Unity March: Is Rahul Gandhi’s Gameplan in Sync with New President Mallikarjun Kharge?

Some analysts and observers, kind to Rahul Gandhi, say he is a person not well understood. Parsa Venkateshwar Rao Jr (Senior Journalist) for example, says “we assume he is a Congress politician like any other, and that when he says he won’t, he would. So, when he resigned as Congress chief after the 2019 Lok Sabha election defeat, we assumed that it was an empty gesture, and that he would resume office under pressure from party members.”

Though he was pressured to take back his resignation, he said neither he nor the members of his family would take up the office of party president. “Everyone, including the Congress watchers in the media, brushed it aside as fluff of no significance. And when Sonia Gandhi was made the interim president, it seemed that he was proved wrong. Rahul did not say anything further.

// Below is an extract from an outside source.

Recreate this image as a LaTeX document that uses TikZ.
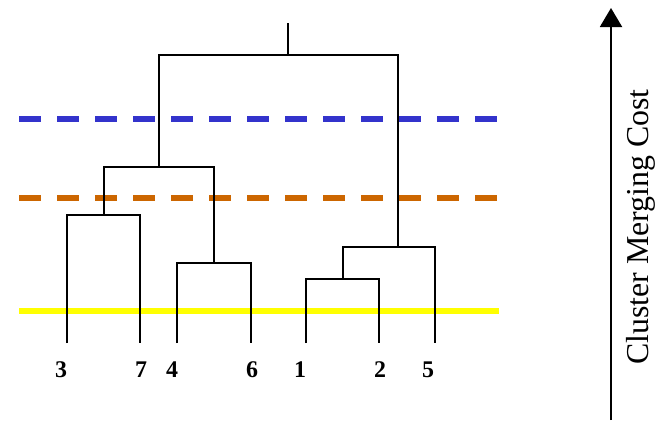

“After Mallikarjun Kharge’s election, he said he would follow Kharge’s decisions. Again, it was seen as a hypocritical statement. It is now reported that he refused to meet Rajasthan Chief Minister Ashok Gehlot and Chhattisgarh Chief Minister Bhupesh Baghel, making it clear that the head of the party is Kharge and there is no separate power centre……

“Rahul is determined to cut the umbilical cord between the Gandhi family and the party in terms of power and domination. This is still at a very nebulous stage, and until it takes a definite form, people would not believe it….”

The effort of Rahul Gandhi to displace himself and the family from the power equation in the party seems a little too good to be true, feels Rao Jr.  “But he is trying hard to achieve it and it may take a long time before the Congress will learn to stand on its own feet.”

 

About Rahul own political role

Rahul’s Unity March (Bharat Jodo Yatra) “is becoming a largely his own effort to bring people together, which seems to have had a good response in south India, and it is to be seen whether it would mean anything in the north. The ‘yatra’ is his own outreach programme, and what he is doing benefits the party as well…..

“There is not much of a guarantee that Rahul’s mass contact programme through the ‘yatra’ and his attempt to bring people at large into the political dialogue will succeed. He has refused to play the soft Hindutva card, which he may have had to play as party president in the context of elections.

“He is now free to express a broader view of communal amity, and criticise the BJP in terms of its economic failures. He has still not succeeded in articulating a stronger message against Modi’s economic populism. But Rahul has sensed rightly that things are quite bad on the economic front and people are feeling the pinch……”

Nevertheless, “Rahul faces an uphill task…”

 

Kharge pledged to serve the Gandhis

But what about the new Congress President, Kharge?

Most analysts feel he will always remember that he owes his post to the Gandhis. Joining Gandhi’s Unity March last week at a party rally in Telangana, Mallikarjun Kharge made it clear that Rahul Gandhi would be his party’s face for its campaign for Lok Sabha elections in 2024. He also gave a call to the Congress leaders and workers to join hands and give their best shot to bring a Congress government at the Centre.

Kapil Komireddi  (author of Malevolent Republic: A Short History of the New India) is of the same view. Komireddi notes that  in his own speech, Kharge, “rather than set out a distinct vision to defeat the Bharatiya Janata Party, pledged to serve as a devoted evangelist for Rahul Gandhi’s transformative revelation: ‘do not fear.’………

“Kharge, lest we forget, did not want a contest. He craved a coronation in the Congress tradition. And that is what he would have got had Tharoor not resisted the intense pressure brought to bear upon him to make himself scarce. The cardinals of the Congress Party in the end lavished praise on themselves for participating in an election for which Tharoor was responsible—then stigmatised and ostracised Tharoor for subjecting them to the election. Nothing about their conduct suggested that the irony had even occurred to them. The ceremony was as graceless as it was farcical.”